Given entries
- - -
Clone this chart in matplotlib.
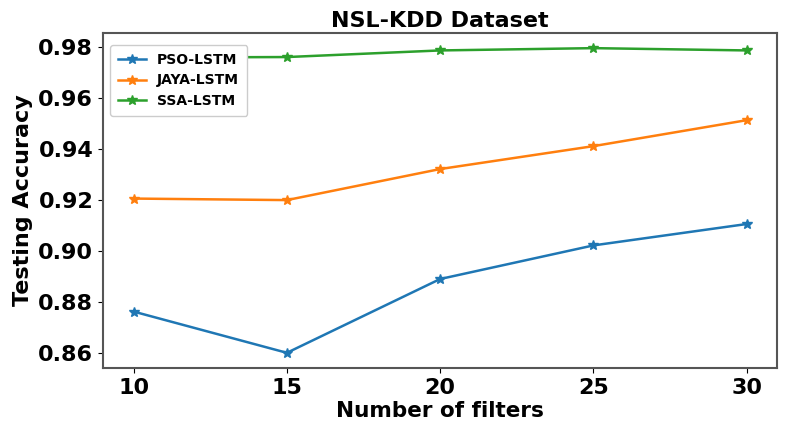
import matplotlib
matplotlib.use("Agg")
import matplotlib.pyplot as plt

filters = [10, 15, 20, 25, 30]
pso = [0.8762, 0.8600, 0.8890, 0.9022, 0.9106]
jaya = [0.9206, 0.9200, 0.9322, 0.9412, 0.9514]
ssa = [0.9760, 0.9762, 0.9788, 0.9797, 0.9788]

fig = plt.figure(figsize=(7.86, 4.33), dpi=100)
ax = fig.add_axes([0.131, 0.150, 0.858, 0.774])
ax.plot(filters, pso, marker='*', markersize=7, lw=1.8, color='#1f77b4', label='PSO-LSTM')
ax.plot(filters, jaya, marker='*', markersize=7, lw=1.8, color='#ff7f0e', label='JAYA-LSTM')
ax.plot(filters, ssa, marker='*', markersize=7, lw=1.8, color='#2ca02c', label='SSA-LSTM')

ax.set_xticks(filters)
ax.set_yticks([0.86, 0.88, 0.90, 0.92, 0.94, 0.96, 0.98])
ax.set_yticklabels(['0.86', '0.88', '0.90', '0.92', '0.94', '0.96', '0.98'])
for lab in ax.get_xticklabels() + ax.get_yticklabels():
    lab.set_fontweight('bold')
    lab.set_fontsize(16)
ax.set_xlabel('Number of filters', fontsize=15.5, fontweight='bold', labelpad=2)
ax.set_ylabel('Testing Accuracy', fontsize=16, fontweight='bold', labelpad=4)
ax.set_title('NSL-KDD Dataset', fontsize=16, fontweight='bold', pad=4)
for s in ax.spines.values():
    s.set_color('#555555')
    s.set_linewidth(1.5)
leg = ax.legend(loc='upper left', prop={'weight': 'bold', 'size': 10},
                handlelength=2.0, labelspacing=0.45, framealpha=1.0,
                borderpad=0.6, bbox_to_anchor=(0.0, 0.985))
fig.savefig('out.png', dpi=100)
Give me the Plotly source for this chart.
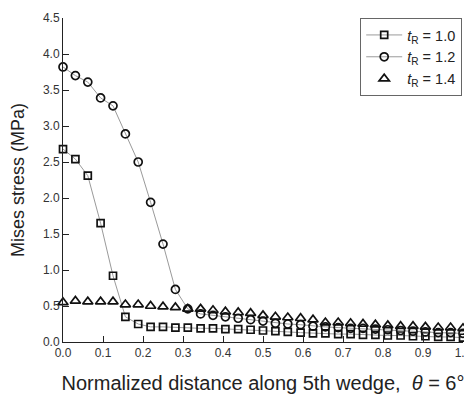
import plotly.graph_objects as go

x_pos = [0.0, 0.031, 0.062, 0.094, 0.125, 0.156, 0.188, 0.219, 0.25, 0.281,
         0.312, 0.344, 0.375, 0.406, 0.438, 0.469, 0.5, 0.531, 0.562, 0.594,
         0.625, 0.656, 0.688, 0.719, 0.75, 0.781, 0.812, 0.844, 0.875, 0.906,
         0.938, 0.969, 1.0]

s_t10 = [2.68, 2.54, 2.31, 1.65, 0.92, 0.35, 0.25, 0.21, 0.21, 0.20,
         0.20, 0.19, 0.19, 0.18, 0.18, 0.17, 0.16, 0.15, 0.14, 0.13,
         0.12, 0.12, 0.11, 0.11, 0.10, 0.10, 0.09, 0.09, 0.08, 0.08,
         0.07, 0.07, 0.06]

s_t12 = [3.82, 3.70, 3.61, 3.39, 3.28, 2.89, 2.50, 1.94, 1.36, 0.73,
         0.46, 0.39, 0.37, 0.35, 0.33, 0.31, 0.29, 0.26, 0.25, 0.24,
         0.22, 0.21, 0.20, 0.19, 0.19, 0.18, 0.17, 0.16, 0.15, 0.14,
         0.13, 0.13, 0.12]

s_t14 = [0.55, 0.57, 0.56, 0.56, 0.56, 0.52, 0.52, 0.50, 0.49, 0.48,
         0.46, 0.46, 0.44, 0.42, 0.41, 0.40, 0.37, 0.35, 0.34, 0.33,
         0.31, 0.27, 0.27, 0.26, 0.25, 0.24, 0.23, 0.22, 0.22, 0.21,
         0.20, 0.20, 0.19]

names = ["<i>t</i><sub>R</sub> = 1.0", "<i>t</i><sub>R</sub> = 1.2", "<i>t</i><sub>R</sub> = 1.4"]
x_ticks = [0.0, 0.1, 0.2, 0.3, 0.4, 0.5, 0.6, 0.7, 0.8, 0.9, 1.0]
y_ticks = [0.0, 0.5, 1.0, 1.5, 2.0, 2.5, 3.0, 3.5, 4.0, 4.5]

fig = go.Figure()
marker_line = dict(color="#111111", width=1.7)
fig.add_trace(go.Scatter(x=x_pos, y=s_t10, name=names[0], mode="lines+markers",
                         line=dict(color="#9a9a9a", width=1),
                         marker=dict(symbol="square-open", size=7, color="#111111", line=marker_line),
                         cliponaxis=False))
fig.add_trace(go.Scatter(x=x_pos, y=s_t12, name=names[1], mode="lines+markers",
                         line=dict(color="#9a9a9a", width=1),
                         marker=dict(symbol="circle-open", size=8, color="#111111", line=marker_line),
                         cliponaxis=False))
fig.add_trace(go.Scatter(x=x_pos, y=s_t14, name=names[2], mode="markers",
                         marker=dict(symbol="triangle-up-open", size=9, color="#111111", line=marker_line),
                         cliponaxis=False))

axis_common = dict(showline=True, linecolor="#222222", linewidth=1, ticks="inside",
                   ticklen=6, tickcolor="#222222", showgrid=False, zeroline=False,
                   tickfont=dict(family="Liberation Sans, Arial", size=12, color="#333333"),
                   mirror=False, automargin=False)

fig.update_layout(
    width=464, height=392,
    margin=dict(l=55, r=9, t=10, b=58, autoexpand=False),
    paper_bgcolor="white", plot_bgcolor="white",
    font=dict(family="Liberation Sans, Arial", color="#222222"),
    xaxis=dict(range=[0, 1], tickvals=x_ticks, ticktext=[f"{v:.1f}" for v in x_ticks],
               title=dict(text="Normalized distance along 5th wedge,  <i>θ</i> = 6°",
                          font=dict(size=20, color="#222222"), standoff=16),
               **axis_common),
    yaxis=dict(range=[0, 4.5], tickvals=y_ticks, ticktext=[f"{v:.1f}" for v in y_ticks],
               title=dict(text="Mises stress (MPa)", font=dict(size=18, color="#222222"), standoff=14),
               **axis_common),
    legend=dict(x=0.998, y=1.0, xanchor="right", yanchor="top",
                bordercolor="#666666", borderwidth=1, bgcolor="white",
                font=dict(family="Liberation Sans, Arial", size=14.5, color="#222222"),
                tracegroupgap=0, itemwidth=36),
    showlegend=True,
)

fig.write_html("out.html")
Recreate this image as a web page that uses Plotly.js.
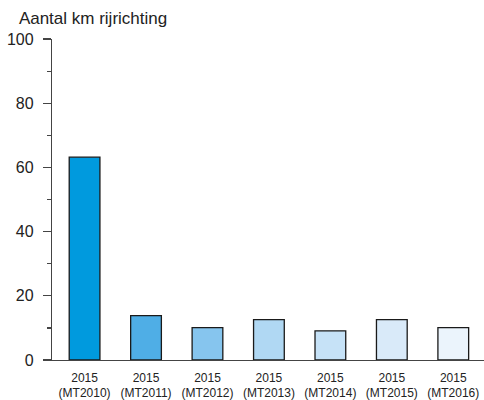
- - -
Reproduce the material above in full and without alteration, but skip all pictures.

Response to the exercise
Clone this chart in matplotlib.
import matplotlib
matplotlib.use("Agg")
import matplotlib.pyplot as plt

filters = [10, 15, 20, 25, 30]
pso = [0.8762, 0.8600, 0.8890, 0.9022, 0.9106]
jaya = [0.9206, 0.9200, 0.9322, 0.9412, 0.9514]
ssa = [0.9760, 0.9762, 0.9788, 0.9797, 0.9788]

fig = plt.figure(figsize=(7.86, 4.33), dpi=100)
ax = fig.add_axes([0.131, 0.150, 0.858, 0.774])
ax.plot(filters, pso, marker='*', markersize=7, lw=1.8, color='#1f77b4', label='PSO-LSTM')
ax.plot(filters, jaya, marker='*', markersize=7, lw=1.8, color='#ff7f0e', label='JAYA-LSTM')
ax.plot(filters, ssa, marker='*', markersize=7, lw=1.8, color='#2ca02c', label='SSA-LSTM')

ax.set_xticks(filters)
ax.set_yticks([0.86, 0.88, 0.90, 0.92, 0.94, 0.96, 0.98])
ax.set_yticklabels(['0.86', '0.88', '0.90', '0.92', '0.94', '0.96', '0.98'])
for lab in ax.get_xticklabels() + ax.get_yticklabels():
    lab.set_fontweight('bold')
    lab.set_fontsize(16)
ax.set_xlabel('Number of filters', fontsize=15.5, fontweight='bold', labelpad=2)
ax.set_ylabel('Testing Accuracy', fontsize=16, fontweight='bold', labelpad=4)
ax.set_title('NSL-KDD Dataset', fontsize=16, fontweight='bold', pad=4)
for s in ax.spines.values():
    s.set_color('#555555')
    s.set_linewidth(1.5)
leg = ax.legend(loc='upper left', prop={'weight': 'bold', 'size': 10},
                handlelength=2.0, labelspacing=0.45, framealpha=1.0,
                borderpad=0.6, bbox_to_anchor=(0.0, 0.985))
fig.savefig('out.png', dpi=100)
Give me the Plotly source for this chart.
import plotly.graph_objects as go

x_pos = [0.0, 0.031, 0.062, 0.094, 0.125, 0.156, 0.188, 0.219, 0.25, 0.281,
         0.312, 0.344, 0.375, 0.406, 0.438, 0.469, 0.5, 0.531, 0.562, 0.594,
         0.625, 0.656, 0.688, 0.719, 0.75, 0.781, 0.812, 0.844, 0.875, 0.906,
         0.938, 0.969, 1.0]

s_t10 = [2.68, 2.54, 2.31, 1.65, 0.92, 0.35, 0.25, 0.21, 0.21, 0.20,
         0.20, 0.19, 0.19, 0.18, 0.18, 0.17, 0.16, 0.15, 0.14, 0.13,
         0.12, 0.12, 0.11, 0.11, 0.10, 0.10, 0.09, 0.09, 0.08, 0.08,
         0.07, 0.07, 0.06]

s_t12 = [3.82, 3.70, 3.61, 3.39, 3.28, 2.89, 2.50, 1.94, 1.36, 0.73,
         0.46, 0.39, 0.37, 0.35, 0.33, 0.31, 0.29, 0.26, 0.25, 0.24,
         0.22, 0.21, 0.20, 0.19, 0.19, 0.18, 0.17, 0.16, 0.15, 0.14,
         0.13, 0.13, 0.12]

s_t14 = [0.55, 0.57, 0.56, 0.56, 0.56, 0.52, 0.52, 0.50, 0.49, 0.48,
         0.46, 0.46, 0.44, 0.42, 0.41, 0.40, 0.37, 0.35, 0.34, 0.33,
         0.31, 0.27, 0.27, 0.26, 0.25, 0.24, 0.23, 0.22, 0.22, 0.21,
         0.20, 0.20, 0.19]

names = ["<i>t</i><sub>R</sub> = 1.0", "<i>t</i><sub>R</sub> = 1.2", "<i>t</i><sub>R</sub> = 1.4"]
x_ticks = [0.0, 0.1, 0.2, 0.3, 0.4, 0.5, 0.6, 0.7, 0.8, 0.9, 1.0]
y_ticks = [0.0, 0.5, 1.0, 1.5, 2.0, 2.5, 3.0, 3.5, 4.0, 4.5]

fig = go.Figure()
marker_line = dict(color="#111111", width=1.7)
fig.add_trace(go.Scatter(x=x_pos, y=s_t10, name=names[0], mode="lines+markers",
                         line=dict(color="#9a9a9a", width=1),
                         marker=dict(symbol="square-open", size=7, color="#111111", line=marker_line),
                         cliponaxis=False))
fig.add_trace(go.Scatter(x=x_pos, y=s_t12, name=names[1], mode="lines+markers",
                         line=dict(color="#9a9a9a", width=1),
                         marker=dict(symbol="circle-open", size=8, color="#111111", line=marker_line),
                         cliponaxis=False))
fig.add_trace(go.Scatter(x=x_pos, y=s_t14, name=names[2], mode="markers",
                         marker=dict(symbol="triangle-up-open", size=9, color="#111111", line=marker_line),
                         cliponaxis=False))

axis_common = dict(showline=True, linecolor="#222222", linewidth=1, ticks="inside",
                   ticklen=6, tickcolor="#222222", showgrid=False, zeroline=False,
                   tickfont=dict(family="Liberation Sans, Arial", size=12, color="#333333"),
                   mirror=False, automargin=False)

fig.update_layout(
    width=464, height=392,
    margin=dict(l=55, r=9, t=10, b=58, autoexpand=False),
    paper_bgcolor="white", plot_bgcolor="white",
    font=dict(family="Liberation Sans, Arial", color="#222222"),
    xaxis=dict(range=[0, 1], tickvals=x_ticks, ticktext=[f"{v:.1f}" for v in x_ticks],
               title=dict(text="Normalized distance along 5th wedge,  <i>θ</i> = 6°",
                          font=dict(size=20, color="#222222"), standoff=16),
               **axis_common),
    yaxis=dict(range=[0, 4.5], tickvals=y_ticks, ticktext=[f"{v:.1f}" for v in y_ticks],
               title=dict(text="Mises stress (MPa)", font=dict(size=18, color="#222222"), standoff=14),
               **axis_common),
    legend=dict(x=0.998, y=1.0, xanchor="right", yanchor="top",
                bordercolor="#666666", borderwidth=1, bgcolor="white",
                font=dict(family="Liberation Sans, Arial", size=14.5, color="#222222"),
                tracegroupgap=0, itemwidth=36),
    showlegend=True,
)

fig.write_html("out.html")
Recreate this image as a web page that uses Plotly.js.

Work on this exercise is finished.